[BEGIN Input data]

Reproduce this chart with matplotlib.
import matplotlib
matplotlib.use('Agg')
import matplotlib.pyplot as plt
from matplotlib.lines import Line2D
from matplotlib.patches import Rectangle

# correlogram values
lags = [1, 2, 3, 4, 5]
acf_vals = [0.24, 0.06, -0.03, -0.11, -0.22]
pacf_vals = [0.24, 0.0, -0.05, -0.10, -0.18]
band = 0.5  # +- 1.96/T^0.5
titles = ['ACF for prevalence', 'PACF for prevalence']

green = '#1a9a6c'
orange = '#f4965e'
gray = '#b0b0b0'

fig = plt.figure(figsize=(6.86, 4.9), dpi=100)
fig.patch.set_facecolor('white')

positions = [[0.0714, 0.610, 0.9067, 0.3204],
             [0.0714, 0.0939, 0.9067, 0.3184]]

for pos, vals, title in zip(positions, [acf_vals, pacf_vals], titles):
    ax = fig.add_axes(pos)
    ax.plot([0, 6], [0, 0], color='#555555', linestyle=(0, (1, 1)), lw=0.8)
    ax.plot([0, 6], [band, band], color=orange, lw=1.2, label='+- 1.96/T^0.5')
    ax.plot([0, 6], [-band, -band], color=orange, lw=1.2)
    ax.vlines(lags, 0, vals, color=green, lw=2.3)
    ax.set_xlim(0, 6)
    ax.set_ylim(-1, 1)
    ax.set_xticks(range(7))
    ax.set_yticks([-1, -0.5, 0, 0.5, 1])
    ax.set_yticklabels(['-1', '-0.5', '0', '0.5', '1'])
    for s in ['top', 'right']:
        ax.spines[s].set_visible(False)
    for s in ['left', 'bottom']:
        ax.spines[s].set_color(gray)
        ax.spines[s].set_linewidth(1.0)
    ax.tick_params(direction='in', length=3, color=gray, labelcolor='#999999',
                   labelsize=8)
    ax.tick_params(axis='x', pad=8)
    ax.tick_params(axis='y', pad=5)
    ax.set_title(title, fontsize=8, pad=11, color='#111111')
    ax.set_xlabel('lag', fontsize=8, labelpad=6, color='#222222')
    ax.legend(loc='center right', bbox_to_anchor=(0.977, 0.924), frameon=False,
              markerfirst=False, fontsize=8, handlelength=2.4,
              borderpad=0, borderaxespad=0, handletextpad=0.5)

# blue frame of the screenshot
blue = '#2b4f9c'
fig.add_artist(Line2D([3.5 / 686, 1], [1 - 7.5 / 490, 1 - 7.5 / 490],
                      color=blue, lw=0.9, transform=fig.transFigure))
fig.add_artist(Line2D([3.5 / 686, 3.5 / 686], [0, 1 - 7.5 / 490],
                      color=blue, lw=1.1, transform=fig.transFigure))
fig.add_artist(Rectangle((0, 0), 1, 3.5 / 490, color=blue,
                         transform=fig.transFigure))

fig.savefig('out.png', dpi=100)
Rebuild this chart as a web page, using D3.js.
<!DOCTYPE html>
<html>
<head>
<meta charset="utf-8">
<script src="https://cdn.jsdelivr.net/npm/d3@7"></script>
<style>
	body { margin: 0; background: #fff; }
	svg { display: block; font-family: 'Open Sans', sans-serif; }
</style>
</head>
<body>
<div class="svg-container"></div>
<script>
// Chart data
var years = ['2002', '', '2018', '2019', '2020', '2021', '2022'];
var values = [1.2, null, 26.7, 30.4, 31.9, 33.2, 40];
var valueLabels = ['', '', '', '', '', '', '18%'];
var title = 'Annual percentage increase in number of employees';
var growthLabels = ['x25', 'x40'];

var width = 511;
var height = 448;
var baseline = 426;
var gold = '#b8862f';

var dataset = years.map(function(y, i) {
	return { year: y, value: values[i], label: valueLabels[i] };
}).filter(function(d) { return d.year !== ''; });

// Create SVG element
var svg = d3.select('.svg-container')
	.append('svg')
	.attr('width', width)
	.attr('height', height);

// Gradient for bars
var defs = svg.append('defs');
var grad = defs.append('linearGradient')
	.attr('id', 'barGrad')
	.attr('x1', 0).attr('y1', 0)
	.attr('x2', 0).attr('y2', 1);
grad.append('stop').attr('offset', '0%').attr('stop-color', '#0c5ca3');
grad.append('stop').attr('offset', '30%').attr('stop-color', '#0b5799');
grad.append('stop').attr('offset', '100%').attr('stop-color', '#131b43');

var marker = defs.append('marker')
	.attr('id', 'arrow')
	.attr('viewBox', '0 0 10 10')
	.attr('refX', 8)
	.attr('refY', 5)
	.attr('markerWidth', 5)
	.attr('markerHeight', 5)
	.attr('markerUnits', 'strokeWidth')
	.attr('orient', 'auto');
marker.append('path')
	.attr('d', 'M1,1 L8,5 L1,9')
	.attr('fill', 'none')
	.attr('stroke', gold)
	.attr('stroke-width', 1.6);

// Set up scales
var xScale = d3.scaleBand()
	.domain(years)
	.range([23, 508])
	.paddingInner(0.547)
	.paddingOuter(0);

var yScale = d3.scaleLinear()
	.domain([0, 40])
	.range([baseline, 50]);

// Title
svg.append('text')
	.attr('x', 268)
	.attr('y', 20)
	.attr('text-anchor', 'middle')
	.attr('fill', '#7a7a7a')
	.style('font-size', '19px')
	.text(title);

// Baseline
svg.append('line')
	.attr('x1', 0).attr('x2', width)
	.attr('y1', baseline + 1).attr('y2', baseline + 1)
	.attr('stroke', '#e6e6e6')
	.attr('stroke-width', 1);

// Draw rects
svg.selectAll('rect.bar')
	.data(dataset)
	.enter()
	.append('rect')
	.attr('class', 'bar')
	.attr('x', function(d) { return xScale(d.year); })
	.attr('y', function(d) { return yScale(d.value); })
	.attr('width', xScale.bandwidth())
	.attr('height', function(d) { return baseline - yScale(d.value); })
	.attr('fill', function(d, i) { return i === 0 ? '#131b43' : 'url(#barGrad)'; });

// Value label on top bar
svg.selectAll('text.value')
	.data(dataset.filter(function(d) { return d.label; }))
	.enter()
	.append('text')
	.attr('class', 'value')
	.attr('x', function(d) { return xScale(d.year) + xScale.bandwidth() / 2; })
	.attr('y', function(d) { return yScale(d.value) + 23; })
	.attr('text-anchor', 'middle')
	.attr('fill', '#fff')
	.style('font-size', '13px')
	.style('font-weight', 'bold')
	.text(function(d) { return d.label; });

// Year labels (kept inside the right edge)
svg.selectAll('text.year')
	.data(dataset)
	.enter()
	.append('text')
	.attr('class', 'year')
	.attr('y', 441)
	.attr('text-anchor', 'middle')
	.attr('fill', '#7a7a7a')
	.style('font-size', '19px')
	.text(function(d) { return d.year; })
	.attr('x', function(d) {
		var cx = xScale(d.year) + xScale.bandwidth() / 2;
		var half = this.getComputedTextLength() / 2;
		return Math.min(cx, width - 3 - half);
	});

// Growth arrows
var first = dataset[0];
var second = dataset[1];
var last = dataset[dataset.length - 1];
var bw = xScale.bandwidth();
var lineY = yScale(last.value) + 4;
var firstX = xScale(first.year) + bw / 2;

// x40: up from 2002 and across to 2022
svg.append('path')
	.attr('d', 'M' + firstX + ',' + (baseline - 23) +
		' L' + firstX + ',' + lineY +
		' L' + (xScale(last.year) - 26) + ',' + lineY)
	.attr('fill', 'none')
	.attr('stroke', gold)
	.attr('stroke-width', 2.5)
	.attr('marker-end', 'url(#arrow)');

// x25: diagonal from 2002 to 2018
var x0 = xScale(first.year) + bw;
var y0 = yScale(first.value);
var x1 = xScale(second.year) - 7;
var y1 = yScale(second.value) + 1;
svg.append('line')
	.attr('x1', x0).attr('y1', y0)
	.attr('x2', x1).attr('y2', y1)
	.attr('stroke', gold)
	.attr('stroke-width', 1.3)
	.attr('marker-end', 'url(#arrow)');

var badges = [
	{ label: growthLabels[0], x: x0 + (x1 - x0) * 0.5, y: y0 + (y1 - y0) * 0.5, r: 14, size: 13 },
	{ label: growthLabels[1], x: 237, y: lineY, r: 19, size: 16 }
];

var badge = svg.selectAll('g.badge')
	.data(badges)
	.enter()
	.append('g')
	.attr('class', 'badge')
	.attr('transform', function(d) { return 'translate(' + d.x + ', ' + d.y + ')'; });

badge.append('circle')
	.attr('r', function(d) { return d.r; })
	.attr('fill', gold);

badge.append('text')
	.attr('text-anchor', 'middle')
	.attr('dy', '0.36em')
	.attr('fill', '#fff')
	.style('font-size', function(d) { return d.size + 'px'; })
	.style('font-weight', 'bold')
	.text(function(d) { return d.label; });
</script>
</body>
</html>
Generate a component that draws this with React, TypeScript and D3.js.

[END Input data]

Give the number of lines in the entries that hold the word "this", and nothing else.

- [Task result]:
4